U.S. natural gas prices


U.S. residential electricity price

West Texas Intermediate (WTI) crude oil price

June, 12 2019
Sempra Energy ships first liquefied natural gas cargo from Cameron LNG export facility

U.S. LNG export capacity

Source: U.S. Energy Information Administration, U.S. liquefaction capacity database

On May 31, 2019, Sempra Energy, the majority owner of the Cameron liquefied natural gas (LNG) export facility, announced that the company had shipped its first cargo of LNG, becoming the fourth such facility in the United States to enter service since 2016. Upon completion of Phase 1 of the Cameron LNG project, U.S. baseload operational LNG-export capacity increased to about 4.8 billion cubic feet per day (Bcf/d).

Cameron LNG’s export facility is located in Hackberry, Louisiana, next to the company’s existing LNG-import terminal. Phase 1 of the project includes three liquefaction units—referred to as trains—that will export a projected 12 million tons per year of LNG exports, or about 1.7 Bcf/d.

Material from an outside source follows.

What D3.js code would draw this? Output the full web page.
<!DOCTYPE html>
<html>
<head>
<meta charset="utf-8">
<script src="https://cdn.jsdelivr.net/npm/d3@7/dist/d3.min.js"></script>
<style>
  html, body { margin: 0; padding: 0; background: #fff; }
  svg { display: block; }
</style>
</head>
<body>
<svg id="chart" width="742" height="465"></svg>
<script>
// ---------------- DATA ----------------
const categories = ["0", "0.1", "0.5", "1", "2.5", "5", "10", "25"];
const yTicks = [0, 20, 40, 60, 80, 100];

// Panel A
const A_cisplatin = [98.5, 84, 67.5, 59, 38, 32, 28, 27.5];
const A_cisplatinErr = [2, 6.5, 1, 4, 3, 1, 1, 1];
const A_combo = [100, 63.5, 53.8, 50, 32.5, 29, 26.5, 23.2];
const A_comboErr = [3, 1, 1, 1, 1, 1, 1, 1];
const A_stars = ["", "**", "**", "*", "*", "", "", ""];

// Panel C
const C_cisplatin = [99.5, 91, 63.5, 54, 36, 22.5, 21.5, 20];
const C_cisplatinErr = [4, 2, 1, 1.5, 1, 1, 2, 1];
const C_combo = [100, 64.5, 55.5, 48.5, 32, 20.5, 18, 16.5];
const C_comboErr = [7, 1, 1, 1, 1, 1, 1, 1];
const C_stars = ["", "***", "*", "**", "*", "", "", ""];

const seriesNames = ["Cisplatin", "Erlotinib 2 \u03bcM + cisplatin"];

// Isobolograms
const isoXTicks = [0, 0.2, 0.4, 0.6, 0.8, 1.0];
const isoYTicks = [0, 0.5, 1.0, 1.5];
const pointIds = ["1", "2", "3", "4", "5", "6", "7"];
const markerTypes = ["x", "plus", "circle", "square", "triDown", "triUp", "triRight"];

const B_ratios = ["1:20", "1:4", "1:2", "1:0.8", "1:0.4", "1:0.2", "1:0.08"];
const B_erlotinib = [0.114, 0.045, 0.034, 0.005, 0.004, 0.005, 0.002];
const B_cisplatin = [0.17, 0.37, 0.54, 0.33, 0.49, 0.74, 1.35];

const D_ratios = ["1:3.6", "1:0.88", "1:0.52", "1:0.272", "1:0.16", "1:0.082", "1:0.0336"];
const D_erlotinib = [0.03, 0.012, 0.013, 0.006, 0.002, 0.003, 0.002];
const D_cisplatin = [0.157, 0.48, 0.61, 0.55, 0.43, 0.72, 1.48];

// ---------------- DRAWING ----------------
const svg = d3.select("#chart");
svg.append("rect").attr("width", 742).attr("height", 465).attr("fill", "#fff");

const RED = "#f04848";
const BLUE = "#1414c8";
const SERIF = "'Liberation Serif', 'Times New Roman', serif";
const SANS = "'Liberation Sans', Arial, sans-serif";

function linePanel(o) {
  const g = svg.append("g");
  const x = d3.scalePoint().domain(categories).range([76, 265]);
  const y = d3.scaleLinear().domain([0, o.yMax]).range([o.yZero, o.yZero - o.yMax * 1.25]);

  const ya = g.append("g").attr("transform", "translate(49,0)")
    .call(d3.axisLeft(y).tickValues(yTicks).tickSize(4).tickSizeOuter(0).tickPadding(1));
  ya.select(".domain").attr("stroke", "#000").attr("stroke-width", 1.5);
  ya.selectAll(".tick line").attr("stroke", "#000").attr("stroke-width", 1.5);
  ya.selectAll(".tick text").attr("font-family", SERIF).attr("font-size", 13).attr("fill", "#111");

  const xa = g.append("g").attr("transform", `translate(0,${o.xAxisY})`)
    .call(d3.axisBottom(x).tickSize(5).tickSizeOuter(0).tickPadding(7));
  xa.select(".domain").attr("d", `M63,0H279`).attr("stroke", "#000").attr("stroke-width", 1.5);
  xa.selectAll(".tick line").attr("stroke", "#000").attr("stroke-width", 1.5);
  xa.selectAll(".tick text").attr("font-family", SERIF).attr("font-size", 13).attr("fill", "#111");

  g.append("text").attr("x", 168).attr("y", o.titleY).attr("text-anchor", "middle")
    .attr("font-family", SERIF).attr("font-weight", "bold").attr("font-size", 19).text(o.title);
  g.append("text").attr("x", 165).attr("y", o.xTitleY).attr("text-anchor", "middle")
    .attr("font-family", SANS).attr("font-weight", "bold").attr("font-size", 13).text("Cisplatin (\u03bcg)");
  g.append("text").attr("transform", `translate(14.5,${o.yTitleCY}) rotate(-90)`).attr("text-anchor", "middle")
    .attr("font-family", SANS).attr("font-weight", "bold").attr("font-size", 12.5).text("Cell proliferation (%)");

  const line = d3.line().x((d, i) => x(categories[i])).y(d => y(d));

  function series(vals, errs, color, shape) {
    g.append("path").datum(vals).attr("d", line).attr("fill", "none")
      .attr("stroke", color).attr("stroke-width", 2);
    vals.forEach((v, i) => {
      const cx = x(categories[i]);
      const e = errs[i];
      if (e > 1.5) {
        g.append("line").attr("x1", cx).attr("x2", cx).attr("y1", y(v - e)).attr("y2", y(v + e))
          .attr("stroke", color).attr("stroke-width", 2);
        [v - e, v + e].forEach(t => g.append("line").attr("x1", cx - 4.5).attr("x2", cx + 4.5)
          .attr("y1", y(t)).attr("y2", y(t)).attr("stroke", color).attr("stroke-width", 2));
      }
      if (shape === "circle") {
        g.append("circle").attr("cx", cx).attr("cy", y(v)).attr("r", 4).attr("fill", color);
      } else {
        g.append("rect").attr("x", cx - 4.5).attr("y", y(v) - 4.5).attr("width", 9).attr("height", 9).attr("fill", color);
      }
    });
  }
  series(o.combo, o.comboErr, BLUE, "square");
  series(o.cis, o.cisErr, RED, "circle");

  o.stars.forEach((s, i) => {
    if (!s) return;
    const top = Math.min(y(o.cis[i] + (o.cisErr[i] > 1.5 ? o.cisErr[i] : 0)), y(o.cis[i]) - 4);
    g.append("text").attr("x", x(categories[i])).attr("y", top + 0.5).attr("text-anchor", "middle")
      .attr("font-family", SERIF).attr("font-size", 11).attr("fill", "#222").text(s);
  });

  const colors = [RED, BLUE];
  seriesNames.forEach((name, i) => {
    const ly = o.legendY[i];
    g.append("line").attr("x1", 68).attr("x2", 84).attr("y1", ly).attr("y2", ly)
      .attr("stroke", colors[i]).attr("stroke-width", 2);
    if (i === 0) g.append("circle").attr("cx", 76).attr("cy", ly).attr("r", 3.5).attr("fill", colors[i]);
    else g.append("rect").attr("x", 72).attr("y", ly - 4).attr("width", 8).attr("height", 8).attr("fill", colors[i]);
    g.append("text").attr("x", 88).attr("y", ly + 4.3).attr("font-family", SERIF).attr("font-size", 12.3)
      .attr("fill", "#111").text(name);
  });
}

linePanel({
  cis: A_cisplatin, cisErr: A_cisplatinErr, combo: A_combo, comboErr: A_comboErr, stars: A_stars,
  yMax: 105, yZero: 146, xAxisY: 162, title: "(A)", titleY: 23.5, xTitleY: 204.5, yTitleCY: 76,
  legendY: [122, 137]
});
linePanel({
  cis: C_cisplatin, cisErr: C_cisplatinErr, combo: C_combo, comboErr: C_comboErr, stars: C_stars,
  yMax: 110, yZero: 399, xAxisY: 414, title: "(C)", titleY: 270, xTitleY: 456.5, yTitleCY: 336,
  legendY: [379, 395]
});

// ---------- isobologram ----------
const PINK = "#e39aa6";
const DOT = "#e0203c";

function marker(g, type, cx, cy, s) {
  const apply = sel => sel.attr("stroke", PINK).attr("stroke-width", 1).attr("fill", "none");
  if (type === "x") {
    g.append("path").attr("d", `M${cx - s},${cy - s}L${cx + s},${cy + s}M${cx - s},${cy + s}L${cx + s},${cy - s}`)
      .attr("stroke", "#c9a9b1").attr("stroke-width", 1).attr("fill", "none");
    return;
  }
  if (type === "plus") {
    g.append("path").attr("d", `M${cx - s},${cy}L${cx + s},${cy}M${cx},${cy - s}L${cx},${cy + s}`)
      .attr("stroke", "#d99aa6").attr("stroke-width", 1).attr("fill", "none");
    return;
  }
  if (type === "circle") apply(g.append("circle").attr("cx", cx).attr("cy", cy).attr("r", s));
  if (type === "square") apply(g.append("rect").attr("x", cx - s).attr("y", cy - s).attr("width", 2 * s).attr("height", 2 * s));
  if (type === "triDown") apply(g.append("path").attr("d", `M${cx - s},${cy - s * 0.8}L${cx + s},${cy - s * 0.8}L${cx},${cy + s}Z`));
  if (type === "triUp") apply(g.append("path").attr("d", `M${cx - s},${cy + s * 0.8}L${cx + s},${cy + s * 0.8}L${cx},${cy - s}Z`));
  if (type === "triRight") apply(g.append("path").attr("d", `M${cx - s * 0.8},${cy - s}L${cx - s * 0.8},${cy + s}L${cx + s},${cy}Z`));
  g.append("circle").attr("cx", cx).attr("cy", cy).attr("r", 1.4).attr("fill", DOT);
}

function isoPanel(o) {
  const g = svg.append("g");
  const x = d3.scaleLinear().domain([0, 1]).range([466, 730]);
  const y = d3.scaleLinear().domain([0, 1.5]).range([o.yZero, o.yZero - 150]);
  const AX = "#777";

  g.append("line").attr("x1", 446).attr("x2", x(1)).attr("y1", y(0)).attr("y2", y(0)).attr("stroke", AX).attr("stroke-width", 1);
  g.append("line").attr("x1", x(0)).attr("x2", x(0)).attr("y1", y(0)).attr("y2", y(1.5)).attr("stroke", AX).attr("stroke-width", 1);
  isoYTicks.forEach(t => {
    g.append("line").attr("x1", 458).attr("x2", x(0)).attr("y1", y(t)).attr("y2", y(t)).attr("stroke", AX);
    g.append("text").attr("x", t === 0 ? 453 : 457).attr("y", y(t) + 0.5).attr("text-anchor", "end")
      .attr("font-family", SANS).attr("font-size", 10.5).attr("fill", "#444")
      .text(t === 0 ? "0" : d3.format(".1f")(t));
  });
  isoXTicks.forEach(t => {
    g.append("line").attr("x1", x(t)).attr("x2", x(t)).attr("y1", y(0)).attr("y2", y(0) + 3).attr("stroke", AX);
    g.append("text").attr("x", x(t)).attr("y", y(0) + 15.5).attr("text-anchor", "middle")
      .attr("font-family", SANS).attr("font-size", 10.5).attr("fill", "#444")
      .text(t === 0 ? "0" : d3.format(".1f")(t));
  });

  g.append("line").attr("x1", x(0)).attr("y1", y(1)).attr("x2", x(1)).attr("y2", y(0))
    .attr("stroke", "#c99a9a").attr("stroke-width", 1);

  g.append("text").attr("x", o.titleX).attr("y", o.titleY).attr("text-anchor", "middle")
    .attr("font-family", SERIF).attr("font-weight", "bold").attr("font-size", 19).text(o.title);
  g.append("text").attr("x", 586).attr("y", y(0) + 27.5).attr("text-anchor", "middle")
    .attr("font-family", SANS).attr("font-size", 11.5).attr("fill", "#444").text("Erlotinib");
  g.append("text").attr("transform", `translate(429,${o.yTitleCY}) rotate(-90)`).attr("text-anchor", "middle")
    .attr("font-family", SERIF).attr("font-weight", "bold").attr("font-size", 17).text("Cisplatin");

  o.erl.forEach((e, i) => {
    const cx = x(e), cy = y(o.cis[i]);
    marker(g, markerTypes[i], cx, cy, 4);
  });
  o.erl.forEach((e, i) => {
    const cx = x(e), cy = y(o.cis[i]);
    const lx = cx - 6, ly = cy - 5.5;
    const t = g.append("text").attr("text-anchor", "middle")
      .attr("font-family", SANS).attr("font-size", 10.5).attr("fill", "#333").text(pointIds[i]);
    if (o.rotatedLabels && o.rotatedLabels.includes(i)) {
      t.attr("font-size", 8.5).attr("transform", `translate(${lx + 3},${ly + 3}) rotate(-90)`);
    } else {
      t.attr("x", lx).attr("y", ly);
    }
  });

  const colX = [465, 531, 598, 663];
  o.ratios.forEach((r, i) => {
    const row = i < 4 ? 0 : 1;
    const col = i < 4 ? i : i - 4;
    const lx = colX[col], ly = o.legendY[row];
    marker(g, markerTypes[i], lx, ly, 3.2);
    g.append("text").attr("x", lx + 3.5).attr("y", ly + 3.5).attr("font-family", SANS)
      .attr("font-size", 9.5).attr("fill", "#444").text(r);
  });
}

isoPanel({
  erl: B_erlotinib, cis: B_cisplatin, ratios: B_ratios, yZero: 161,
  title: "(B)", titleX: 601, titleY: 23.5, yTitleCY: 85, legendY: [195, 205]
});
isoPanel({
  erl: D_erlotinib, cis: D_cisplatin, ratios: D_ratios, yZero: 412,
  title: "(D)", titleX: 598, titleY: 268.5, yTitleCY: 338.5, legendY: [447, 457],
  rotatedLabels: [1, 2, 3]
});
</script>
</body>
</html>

Train 1 is currently producing LNG, and the first LNG shipment departed the facility aboard the ship Marvel Crane. The facility will continue to ship commissioning cargos until it receives approval from the Federal Energy Regulatory Commission to begin commercial shipments. Commissioning cargos refer to pre-commercial cargo loaded while export facility operations are still undergoing final testing and inspection. Trains 2 and 3 are expected to come online in the first and second quarters of 2020, according to Sempra Energy’s first-quarter 2019 earnings call.

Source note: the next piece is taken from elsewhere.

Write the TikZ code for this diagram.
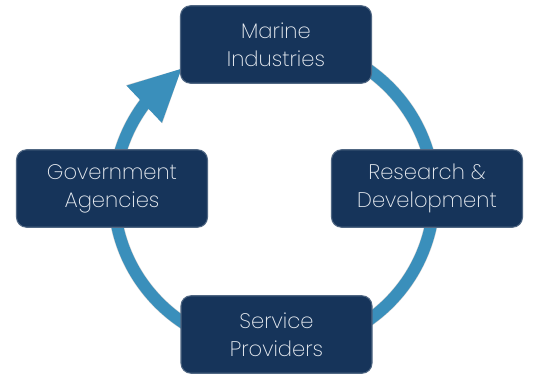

Cameron LNG has regulatory approval to expand the facility through two additional phases, which involve the construction of two additional liquefaction units that would increase the facility’s LNG capacity to about 3.5 Bcf/d. These additional phases do not have final investment decisions.

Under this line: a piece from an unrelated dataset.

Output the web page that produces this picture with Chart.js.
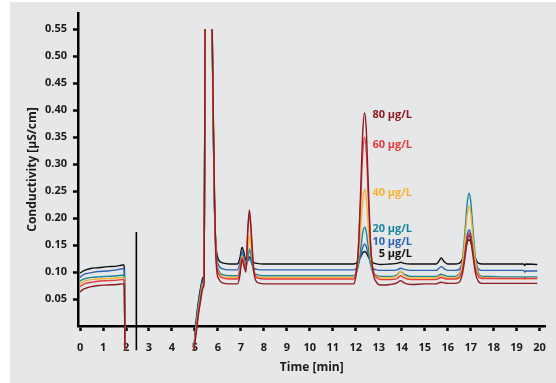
<!DOCTYPE html>
<html lang="en">
<head>
<meta charset="UTF-8">
<title>Conductivity chromatogram</title>
<script src="https://cdn.jsdelivr.net/npm/chart.js"></script>
<style>
  html, body { margin: 0; padding: 0; background: #fff; }
  #wrap { width: 556px; height: 383px; }
</style>
</head>
<body>
<div id="wrap"><canvas id="chrom" width="556" height="383"></canvas></div>
<script>
// retention time axis (min); null values below leave gaps in the traces
const times = [
  0, 0.1, 0.25, 0.5, 0.8, 1.2, 1.6, 1.85, 1.9, 1.93, 1.95,
  3.5,
  4.95, 5.05, 5.15, 5.25, 5.35, 5.4, 5.44,
  5.6,
  5.75, 5.8, 5.85, 5.9, 5.95, 6.05, 6.2, 6.5,
  6.85, 6.95, 7.05, 7.12, 7.22, 7.3, 7.37, 7.45, 7.55, 7.7, 8.0,
  9.0, 10.0, 11.0, 11.9,
  12.0, 12.1, 12.2, 12.3, 12.38, 12.45, 12.55, 12.65, 12.75, 12.9, 13.1,
  13.5, 13.8, 13.95, 14.1, 14.4,
  15.0, 15.5, 15.6, 15.72, 15.85, 16.0,
  16.3, 16.5, 16.65, 16.75, 16.85, 16.93, 17.0, 17.1, 17.2, 17.35, 17.5,
  17.8, 18.5, 19.3, 19.35, 19.4, 19.9
];

const conc5 = [
  0.098, 0.101, 0.104, 0.107, 0.108, 0.110, 0.111, 0.113, 0.113, 0.105, -0.045,
  null,
  -0.045, 0.010, 0.045, 0.072, 0.090, 0.100, 0.55,
  null,
  0.55, 0.36, 0.22, 0.16, 0.135, 0.121, 0.117, 0.115,
  0.115, 0.125, 0.146, 0.138, 0.122, 0.126, 0.128, 0.124, 0.118, 0.116, 0.115,
  0.115, 0.115, 0.115, 0.115,
  0.116, 0.119, 0.127, 0.135, 0.138, 0.136, 0.128, 0.120, 0.117, 0.115, 0.114,
  0.115, 0.116, 0.118, 0.116, 0.115,
  0.115, 0.115, 0.119, 0.126, 0.119, 0.115,
  0.115, 0.116, 0.125, 0.139, 0.155, 0.160, 0.156, 0.141, 0.126, 0.116, 0.115,
  0.115, 0.115, 0.115, 0.112, 0.115, 0.114
];

const conc10 = [
  0.090, 0.094, 0.097, 0.099, 0.101, 0.102, 0.104, 0.106, 0.106, 0.098, -0.045,
  null,
  -0.045, 0.005, 0.040, 0.067, 0.086, 0.096, 0.55,
  null,
  0.55, 0.36, 0.22, 0.155, 0.126, 0.111, 0.106, 0.104,
  0.104, 0.115, 0.138, 0.130, 0.113, 0.120, 0.125, 0.118, 0.108, 0.105, 0.104,
  0.104, 0.104, 0.104, 0.104,
  0.106, 0.113, 0.128, 0.146, 0.152, 0.148, 0.131, 0.115, 0.107, 0.104, 0.103,
  0.103, 0.104, 0.107, 0.105, 0.103,
  0.103, 0.103, 0.106, 0.110, 0.106, 0.103,
  0.103, 0.105, 0.120, 0.143, 0.169, 0.178, 0.171, 0.146, 0.121, 0.105, 0.103,
  0.103, 0.103, 0.103, 0.100, 0.102, 0.102
];

const conc20 = [
  0.083, 0.086, 0.088, 0.090, 0.091, 0.092, 0.093, 0.094, 0.094, 0.088, -0.045,
  null,
  -0.045, 0.000, 0.035, 0.062, 0.082, 0.092, 0.55,
  null,
  0.55, 0.37, 0.23, 0.15, 0.118, 0.101, 0.095, 0.093,
  0.093, 0.105, 0.132, 0.123, 0.108, 0.125, 0.143, 0.128, 0.102, 0.095, 0.093,
  0.093, 0.093, 0.093, 0.093,
  0.097, 0.109, 0.138, 0.172, 0.183, 0.176, 0.143, 0.113, 0.099, 0.094, 0.092,
  0.092, 0.095, 0.101, 0.096, 0.092,
  0.092, 0.092, 0.094, 0.096, 0.094, 0.092,
  0.092, 0.096, 0.126, 0.174, 0.228, 0.246, 0.232, 0.180, 0.129, 0.097, 0.092,
  0.092, 0.091, 0.091, 0.090, 0.091, 0.091
];

const conc40 = [
  0.078, 0.081, 0.084, 0.086, 0.087, 0.088, 0.089, 0.090, 0.090, 0.084, -0.045,
  null,
  -0.045, -0.005, 0.030, 0.057, 0.078, 0.088, 0.55,
  null,
  0.55, 0.38, 0.24, 0.15, 0.115, 0.098, 0.092, 0.090,
  0.090, 0.102, 0.130, 0.121, 0.108, 0.140, 0.168, 0.145, 0.105, 0.092, 0.090,
  0.090, 0.090, 0.090, 0.090,
  0.097, 0.119, 0.172, 0.233, 0.253, 0.240, 0.181, 0.126, 0.101, 0.092, 0.089,
  0.089, 0.093, 0.101, 0.094, 0.089,
  0.089, 0.089, 0.091, 0.093, 0.091, 0.089,
  0.089, 0.094, 0.119, 0.160, 0.206, 0.222, 0.210, 0.165, 0.122, 0.094, 0.090,
  0.089, 0.088, 0.088, 0.087, 0.088, 0.088
];

const conc60 = [
  0.073, 0.076, 0.079, 0.081, 0.083, 0.084, 0.085, 0.086, 0.086, 0.080, -0.045,
  null,
  -0.045, -0.010, 0.025, 0.052, 0.074, 0.085, 0.55,
  null,
  0.55, 0.38, 0.24, 0.15, 0.112, 0.095, 0.089, 0.087,
  0.087, 0.099, 0.127, 0.118, 0.106, 0.175, 0.208, 0.170, 0.110, 0.089, 0.087,
  0.087, 0.087, 0.087, 0.087,
  0.098, 0.134, 0.219, 0.318, 0.350, 0.329, 0.234, 0.145, 0.105, 0.090, 0.086,
  0.086, 0.088, 0.093, 0.089, 0.086,
  0.086, 0.086, 0.088, 0.090, 0.088, 0.087,
  0.087, 0.090, 0.106, 0.133, 0.162, 0.172, 0.164, 0.136, 0.108, 0.091, 0.088,
  0.088, 0.088, 0.088, 0.087, 0.088, 0.088
];

const conc80 = [
  0.063, 0.067, 0.070, 0.073, 0.075, 0.076, 0.077, 0.078, 0.078, 0.072, -0.045,
  null,
  -0.045, -0.015, 0.020, 0.048, 0.070, 0.082, 0.55,
  null,
  0.55, 0.39, 0.25, 0.14, 0.102, 0.086, 0.080, 0.078,
  0.078, 0.092, 0.123, 0.113, 0.100, 0.180, 0.215, 0.175, 0.105, 0.081, 0.078,
  0.078, 0.078, 0.078, 0.078,
  0.091, 0.135, 0.237, 0.357, 0.395, 0.370, 0.255, 0.148, 0.100, 0.081, 0.076,
  0.077, 0.080, 0.084, 0.080, 0.077,
  0.078, 0.078, 0.080, 0.081, 0.080, 0.079,
  0.079, 0.081, 0.099, 0.126, 0.157, 0.168, 0.160, 0.130, 0.100, 0.082, 0.079,
  0.079, 0.079, 0.079, 0.079, 0.079, 0.079
];

// injection marker
const injectionTime = [2.45, 2.45];
const injectionLevel = [0.174, -0.045];

const seriesNames = ['80 µg/L', '60 µg/L', '40 µg/L', '20 µg/L', '10 µg/L', '5 µg/L'];
const xTickValues = [0, 1, 2, 3, 4, 5, 6, 7, 8, 9, 10, 11, 12, 13, 14, 15, 16, 17, 18, 19, 20];
const yTickValues = [0.05, 0.10, 0.15, 0.20, 0.25, 0.30, 0.35, 0.40, 0.45, 0.50, 0.55];

const seriesValues = [conc80, conc60, conc40, conc20, conc10, conc5];
const colors = ['#8e1b20', '#e63a3d', '#f7b22e', '#16879b', '#2b64b3', '#111111'];

function toPoints(xs, ys) {
  return xs.map((x, i) => ({ x: x, y: ys[i] }));
}

Chart.defaults.font.family = "'Open Sans', 'DejaVu Sans', sans-serif";
Chart.defaults.color = '#1a1a1a';

const datasets = seriesValues.map((vals, i) => ({
  label: seriesNames[i],
  data: toPoints(times, vals),
  borderColor: colors[i],
  borderWidth: 1.4,
  pointRadius: 0,
  cubicInterpolationMode: 'monotone',
  spanGaps: false,
  clip: false
}));
datasets.push({
  label: 'injection',
  data: toPoints(injectionTime, injectionLevel),
  borderColor: '#000',
  borderWidth: 1.6,
  pointRadius: 0,
  clip: false
});

// grey panel behind everything
const panelBg = {
  id: 'panelBg',
  beforeDraw(chart) {
    const ctx = chart.ctx;
    ctx.save();
    ctx.fillStyle = '#e6e7e9';
    ctx.fillRect(10, 2, chart.width - 10, chart.height - 2);
    ctx.restore();
  }
};

// concentration labels next to the 12.4 min peak
const peakLabels = {
  id: 'peakLabels',
  afterDatasetsDraw(chart) {
    const ctx = chart.ctx;
    const xs = chart.scales.x, ys = chart.scales.y;
    const anchorX = 14.45;
    const anchorY = [0.391, 0.335, 0.246, 0.180, 0.156, 0.133];
    ctx.save();
    ctx.font = "bold 11px 'Open Sans', sans-serif";
    ctx.textAlign = 'right';
    ctx.textBaseline = 'middle';
    seriesNames.forEach((name, i) => {
      ctx.fillStyle = colors[i];
      ctx.fillText(name, xs.getPixelForValue(anchorX), ys.getPixelForValue(anchorY[i]));
    });
    ctx.restore();
  }
};

new Chart(document.getElementById('chrom'), {
  type: 'line',
  data: { datasets: datasets },
  options: {
    responsive: false,
    devicePixelRatio: 1,
    animation: false,
    layout: { padding: { top: 13, right: 9, left: 0, bottom: 0 } },
    plugins: { legend: { display: false }, tooltip: { enabled: false } },
    scales: {
      x: {
        type: 'linear',
        min: -0.09,
        max: 20.26,
        afterBuildTicks: s => { s.ticks = xTickValues.map(v => ({ value: v })); },
        afterFit: s => { s.height = 57; },
        grid: { drawOnChartArea: false, drawTicks: true, tickLength: 5, tickWidth: 2.5, tickColor: '#000' },
        border: { display: true, color: '#000', width: 2.5 },
        ticks: { font: { size: 11, weight: 'bold' }, padding: 10, maxRotation: 0, autoSkip: false },
        title: { display: true, text: 'Time [min]', font: { size: 12, weight: 'bold' }, padding: { bottom: 8 } }
      },
      y: {
        type: 'linear',
        min: 0,
        max: 0.58,
        afterBuildTicks: s => { s.ticks = yTickValues.map(v => ({ value: v })); },
        afterFit: s => { s.width = 78; },
        grid: { drawOnChartArea: false, drawTicks: true, tickLength: 5, tickWidth: 2.5, tickColor: '#000' },
        border: { display: true, color: '#000', width: 2.5 },
        ticks: { font: { size: 11, weight: 'bold' }, padding: 6, callback: v => v.toFixed(2), autoSkip: false },
        title: { display: true, text: 'Conductivity [µS/cm]', font: { size: 12, weight: 'bold' }, padding: { top: 25 } }
      }
    }
  },
  plugins: [panelBg, peakLabels]
});
</script>
</body>
</html>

Cameron LNG secured an authorization from the U.S. Department of Energy to export LNG to Free Trade Agreement (FTA) countries as well as to countries with which the United States does not have Free Trade Agreements (non-FTA countries). A considerable portion of the LNG shipments is expected to fulfill long-term contracts in Asian countries, similar to other LNG-export facilities located in the Gulf of Mexico region.

Cameron LNG will be the fourth U.S. LNG-export facility placed into service since February 2016. LNG exports rose steadily in 2016 and 2017 as liquefaction trains at the Sabine Pass LNG-export facility entered service, with additional increases through 2018 as units entered service at Cove Point LNG and Corpus Christi LNG. Monthly exports of LNG exports reached more than 4.0 Bcf/d for the first time in January 2019.

U.S. LNG exports

Source: U.S. Energy Information Administration, Natural Gas Monthly

Currently, two additional liquefaction facilities are being commissioned in the United States—the Elba Island LNG in Georgia and the Freeport LNG in Texas. Elba Island LNG consists of 10 modular liquefaction trains, each with a capacity of 0.03 Bcf/d. The first train at Elba Island is expected to be placed into service in mid-2019, and the remaining nine trains will be commissioned sequentially during the following months. Freeport LNG consists of three liquefaction trains with a combined baseload capacity of 2.0 Bcf/d. The first train is expected to be placed in service during the third quarter of 2019.

EIA’s database of liquefaction facilities contains a complete list and status of U.S. liquefaction facilities.